Alors que le président américain Joe Biden est en Europe et que de nouvelles sanctions contre la Russie sont en discussion, les Émirats arabes unis en général et Dubaï en particulier sont devenus le refuge des fortunes russes.
Des yachts, des avions privés, des villas, des voitures de luxe… Au moins une quarantaine d’hommes d’affaires ou d’officiels liés à Vladimir Poutine ont mis ou sont en train de mettre leurs avoirs à l’abri à Dubaï, selon l’ONG Center for Advanced Defense Studies, qui les a recensés.

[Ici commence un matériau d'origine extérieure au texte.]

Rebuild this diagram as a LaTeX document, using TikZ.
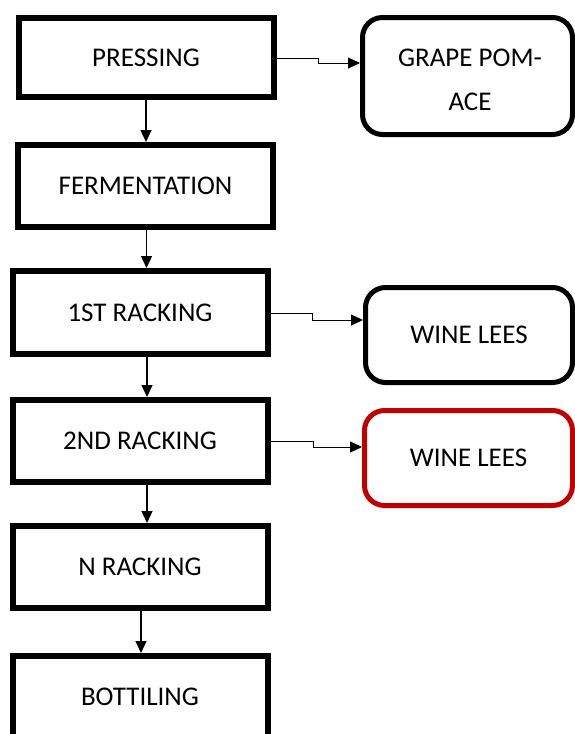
\documentclass[tikz,border=0pt]{standalone}
\usepackage{fontspec}
\setmainfont{Carlito}
\usetikzlibrary{arrows.meta,calc}
\definecolor{boxred}{HTML}{C00000}
\tikzset{
  stepbox/.style={draw=black, line width=6pt, minimum width=255pt, inner sep=0pt,
    font=\fontsize{27}{32}\selectfont},
  outbox/.style={draw=black, line width=5pt, rounded corners=20pt, inner sep=0pt, align=center,
    font=\fontsize{27}{44}\selectfont},
  arr/.style={line width=1.3pt, -{Triangle[length=12pt,width=11pt]}},
  side/.style={line width=0.9pt, -{Triangle[length=12pt,width=11pt]}}
}
\begin{document}
\begin{tikzpicture}[x=1pt,y=1pt]
\useasboundingbox (0,0) rectangle (575,-734);
\begin{scope}
\clip (0,0) rectangle (575,-734);
\node[stepbox, minimum height=79pt] (press) at (146,-57.5) {PRESSING};
\node[stepbox, minimum height=82pt] (ferm) at (145.5,-186) {FERMENTATION};
\node[stepbox, minimum height=83pt] (r1) at (140,-312.5) {1ST RACKING};
\node[stepbox, minimum height=82pt] (r2) at (140,-441) {2ND RACKING};
\node[stepbox, minimum height=82pt] (rn) at (140,-567) {N RACKING};
\node[stepbox, minimum height=82pt] (bott) at (140,-697) {BOTTILING};

\node[outbox, minimum width=210pt, minimum height=117pt] (pom) at (467.5,-76) {};
\node[font=\fontsize{27}{44}\selectfont, align=center, inner sep=0pt] (pomtext) at (470,-80) {GRAPE POM-\\ACE};
\node[outbox, minimum width=207pt, minimum height=95pt] (lees1) at (469,-335) {WINE LEES};
\node[outbox, draw=boxred, minimum width=208pt, minimum height=95pt] (lees2) at (468.5,-458) {WINE LEES};

\draw[arr] (press.south) -- (press.south |- ferm.north);
\draw[arr] ([xshift=1pt]ferm.south) -- ([xshift=1pt]ferm.south |- r1.north);
\draw[arr] ([xshift=7pt]r1.south) -- ([xshift=7pt]r2.north);
\draw[arr] ([xshift=7pt]r2.south) -- ([xshift=7pt]rn.north);
\draw[arr] ([xshift=1pt]rn.south) -- ([xshift=1pt]bott.north);

\coordinate (p1) at (318,-58);
\coordinate (p2) at (318,-63);
\draw[side] (press.east |- p1) -- (p1) -- (p2) -- (pom.west |- p2);
\coordinate (q1) at (312,-313);
\coordinate (q2) at (312,-320);
\draw[side] (r1.east |- q1) -- (q1) -- (q2) -- (lees1.west |- q2);
\coordinate (s1) at (313,-441);
\coordinate (s2) at (313,-447);
\draw[side] (r2.east |- s1) -- (s1) -- (s2) -- (lees2.west |- s2);
\end{scope}
\end{tikzpicture}
\end{document}
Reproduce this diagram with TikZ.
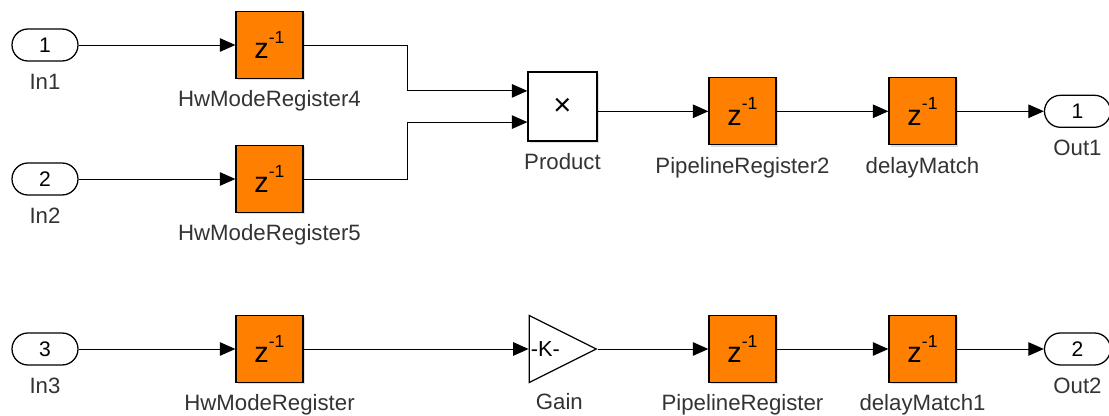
\documentclass[tikz,border=0pt]{standalone}
\usepackage{fontspec}
\setmainfont{Liberation Sans}
\usepackage{xcolor}
\usetikzlibrary{positioning,arrows.meta,shapes.geometric,shadows}

\definecolor{regorange}{RGB}{255,128,0}
\newcommand{\zinv}{{\fontsize{20.5}{20}\selectfont z}\raisebox{1.35ex}{\fontsize{12.5}{12}\selectfont -1}}

\begin{document}
\begin{tikzpicture}[
  ->,
  >={Triangle[length=0.39cm,width=0.34cm]},
  node distance=4.5cm,
  on grid,
  line width=0.7pt,
  font=\fontsize{15.8}{18}\selectfont,
  label distance=5.3pt,
  every label/.style={text=black!80, inner sep=2pt, text height=12pt, text depth=3pt},
  port/.style={
    draw,
    rounded corners=0.4cm,
    minimum width=1.65cm,
    minimum height=0.8cm,
    inner sep=0pt,
    line width=0.9pt,
    font=\fontsize{15}{16}\selectfont
  },
  reg/.style={
    draw,
    fill=regorange,
    minimum size=1.675cm,
    inner sep=0pt,
    line width=0.9pt,
    drop shadow={shadow xshift=0.05cm, shadow yshift=-0.05cm, opacity=0.25}
  },
  prodbox/.style={
    draw,
    fill=white,
    minimum size=1.725cm,
    inner sep=0pt,
    line width=0.9pt,
    font=\fontsize{22}{22}\selectfont,
    drop shadow={shadow xshift=0.05cm, shadow yshift=-0.05cm, opacity=0.25}
  },
  gainbox/.style={
    draw,
    fill=white,
    isosceles triangle,
    isosceles triangle stretches,
    minimum width=1.675cm,
    minimum height=1.675cm,
    inner sep=0pt,
    line width=0.9pt,
    font=\fontsize{15.5}{16}\selectfont
  }
]
\useasboundingbox (0,0) rectangle (27.725,-10.4);

\node[port, label=below:In1] (in1) at (1.125,-1.125) {1};
\node[port, label=below:In2] (in2) [below=3.35cm of in1] {2};
\node[port, label=below:In3] (in3) [below=4.25cm of in2] {3};

\node[reg, label=below:HwModeRegister4] (hwreg4) [right=5.6125cm of in1] {\zinv};
\node[reg, label=below:HwModeRegister5] (hwreg5) [right=5.6125cm of in2] {\zinv};
\node[reg, label=below:HwModeRegister] (hwreg) [right=5.6125cm of in3] {\zinv};

\node[prodbox, label=below:Product] (prod) [below right=1.5375cm and 7.325cm of hwreg4] {×};
\node[gainbox, label={[xshift=0.25cm, yshift=-0.22cm]below:Gain}] (gain) [right=5.625cm of hwreg.east, anchor=west] {\hspace*{-0.2cm}-K-};

\node[reg, label=below:PipelineRegister2] (pipe2) [right=4.5cm of prod, yshift=-0.12cm] {\zinv};
\node[reg, label=below:delayMatch] (match) [right=4.5cm of pipe2] {\zinv};
\node[port, label=below:Out1] (out1) [right=3.875cm of match] {1};

\node[reg, label=below:PipelineRegister] (pipe) [right=11.825cm of hwreg] {\zinv};
\node[reg, label=below:delayMatch1] (match1) [right=4.5cm of pipe] {\zinv};
\node[port, label=below:Out2] (out2) [right=3.875cm of match1] {2};

\coordinate (prodin1) at ([yshift=0.39cm]prod.west);
\coordinate (prodin2) at ([yshift=-0.39cm]prod.west);

\path (in1) edge (hwreg4)
      (in2) edge (hwreg5)
      (in3) edge (hwreg)
      (hwreg.east) edge (gain.west)
      (gain.east) edge (pipe.west |- gain.east)
      (pipe) edge (match1)
      (match1) edge (out2)
      (prod.east |- pipe2) edge (pipe2)
      (pipe2) edge (match)
      (match) edge (out1);
\draw (hwreg4.east) -- ++(2.6,0) |- (prodin1);
\draw (hwreg5.east) -- ++(2.6,0) |- (prodin2);
\end{tikzpicture}
\end{document}
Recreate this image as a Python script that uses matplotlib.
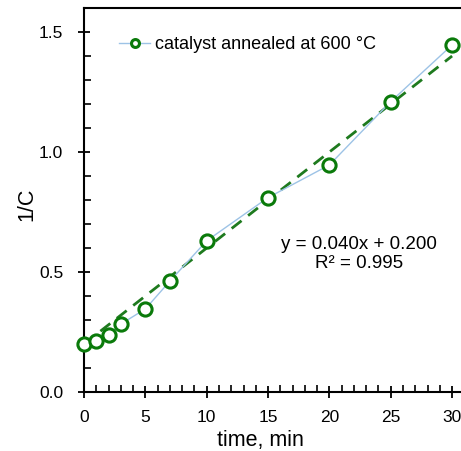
import matplotlib.pyplot as plt
from matplotlib.ticker import MultipleLocator

plt.rcParams['font.family'] = ['Liberation Sans', 'DejaVu Sans']

# measured points
time_min = [0, 1, 2, 3, 5, 7, 10, 15, 20, 25, 30]
inv_c = [0.200, 0.212, 0.237, 0.283, 0.346, 0.462, 0.630, 0.810, 0.946, 1.210, 1.446]

# linear fit shown on the chart
slope = 0.040
intercept = 0.200
fit_x = [0, 30]
fit_y = [slope * x + intercept for x in fit_x]

GREEN = '#0a7a0a'
BLUE = '#9dc3e6'

fig = plt.figure(figsize=(4.61, 4.51), dpi=100)
ax = fig.add_axes([84 / 461, 59 / 451, 400 / 461, 384 / 451])

ax.plot(fit_x, fit_y, color='#1e7a1e', lw=2, ls=(0, (4.5, 3)), zorder=2)
ax.plot(time_min, inv_c, color=BLUE, lw=1, marker='o', ms=9.5,
        mfc='white', mec=GREEN, mew=2.2, zorder=3, clip_on=False,
        label='catalyst annealed at 600 °C')

ax.set_xlim(0, 32.6)
ax.set_ylim(0, 1.6)
ax.xaxis.set_major_locator(MultipleLocator(5))
ax.xaxis.set_minor_locator(MultipleLocator(1))
ax.yaxis.set_major_locator(MultipleLocator(0.5))
ax.yaxis.set_minor_locator(MultipleLocator(0.1))
ax.set_yticks([0, 0.5, 1.0, 1.5])
ax.set_yticklabels(['0.0', '0.5', '1.0', '1.5'])

ax.tick_params(which='major', direction='inout', length=8, width=1.3,
               labelsize=12.5)
ax.tick_params(axis='x', which='major', pad=9)
ax.tick_params(axis='y', which='major', pad=11)
ax.tick_params(which='minor', direction='in', length=5, width=1.2)
for s in ax.spines.values():
    s.set_linewidth(1.5)

ax.set_xlabel('time, min', fontsize=15.5, labelpad=1)
ax.xaxis.set_label_coords(0.44, -0.1)
ax.set_ylabel('1/C', fontsize=15.5)
ax.yaxis.set_label_coords(-0.117, 0.49)

ax.text(0.687, 0.36, 'y = 0.040x + 0.200\nR² = 0.995', transform=ax.transAxes,
        ha='center', va='center', fontsize=13.5, linespacing=1.15)

ax.legend(loc='center left', bbox_to_anchor=(0.07, 0.904), frameon=False,
          fontsize=13, handlelength=1.7, handletextpad=0.3, markerscale=0.6,
          borderaxespad=0)

fig.savefig('out.png', dpi=100)
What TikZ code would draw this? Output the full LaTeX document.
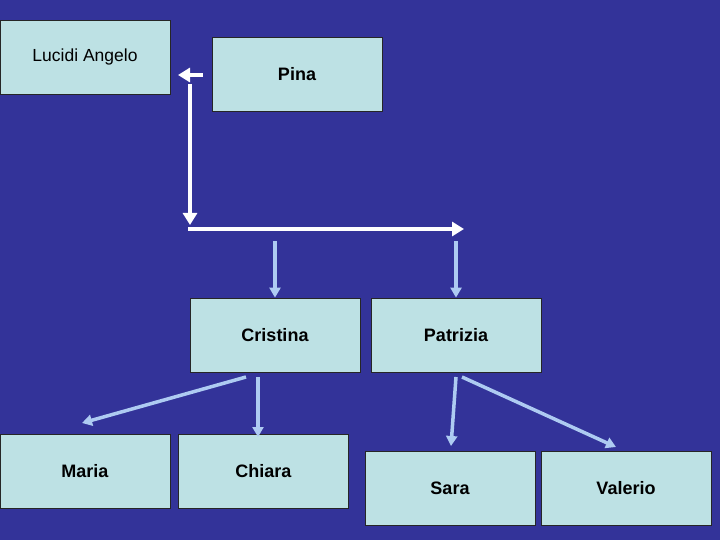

Parmi eux, plusieurs oligarques déjà visés par des sanctions – un magnat de l’acier, un roi du pétrole, un ancien gouverneur de région élu à la Douma – mais aussi des fortunes qui s’inquiètent de nouvelles sanctions ou de l’effondrement de l’économie russe.
Grande lessiveuse
"Il est tout à fait possible de faire des virements et d’envoyer des capitaux aux Émirats arabes unis sans aucun justificatif, il n’y a aucun contrôle sur l’origine des fonds. Par ailleurs, on a pu assister depuis plusieurs jours à des vols privés, de jets, qui se sont rendus directement de Russie aux Émirats", explique Sébastien Boussois, docteur en Science politique et auteur du livre Les Émirats à la conquête du monde.
En réalité, [les Émirats arabes unis] acceptent tout le monde dès lors qu’il y a beaucoup de capitaux.
"Ils se sont fait une tradition du blanchiment d’argent et du contournement des sanctions internationales", ajoute le chercheur en relations internationales, en énumérant les pays et les dirigeants qui ont bénéficié de "la grande lessiveuse" des Émirats pour masquer corruption ou contournement de sanctions.
Avec des dizaines de zones franches où installer des sociétés, avec des projets immobiliers sans fin où investir discrètement, avec des facilitées de séjour et de résidence offertes aux investisseurs, avec une coopération judiciaire internationale très limitée pour la chasse aux flux illicites, Dubaï – aussi bling-bling qu’opaque – était déjà une destination privilégiée des nouveaux riches russes.
La ville-monde est désormais la "porte de sortie" d’une Russie asphyxiée par des sanctions américaines et européennes, que les Émirats, à cinq heures de vol de Moscou, n’appliquent pas jusqu’à présent. Officiellement, parce qu’elles ne viennent pas de l’ONU, qu’il n’y a donc pas d’obligation, ni de violation du droit international. Officieusement, parce que les Émirats se sont considérablement rapprochés de la Russie ces dernières années, à la faveur du désengagement américain de la région, des critiques occidentales sur la répression des opposants ou la guerre menée au Yémen avec l’Arabie saoudite.
Vases communicants
"L’existence de paradis fiscaux amoindrit l’efficacité des sanctions", rappelle Sara Brimbeuf, responsable du Plaidoyer grande corruption et flux financiers illicites au sein de Transparency International.
Pendant que la France, le Royaume-Uni, les États-Unis, la Commission européenne mettent en place des task-forces pour cibler les avoirs des oligarques russes, et plus généralement les avoirs russes, ces avoirs sont délocalisés vers des paradis fiscaux comme Dubaï.
"Un phénomène de vases communicants" accéléré par la guerre en Ukraine, qui implique de "lutter contre ces paradis fiscaux pour que les sanctions soient efficaces".
Comme un avertissement, début mars, le Groupe d’action financière (Gafi) – le gendarme international anti-blanchiment – a placé les Émirats sur sa liste grise. Mauvaise publicité pour Dubaï ou Abou Dhabi, très sensibles lorsqu'on touche à leur réputation. Mais qui restent néanmoins à l’abri des pressions, selon le chercheur Sébastien Boussois : "Ce sera très difficile tant les occidentaux ont d’intérêts communs avec les Émirats, à commencer par la France, qui a des contrats militaires énormissimes… Aucune des puissances occidentales n’est prête à ce stade à faire pression."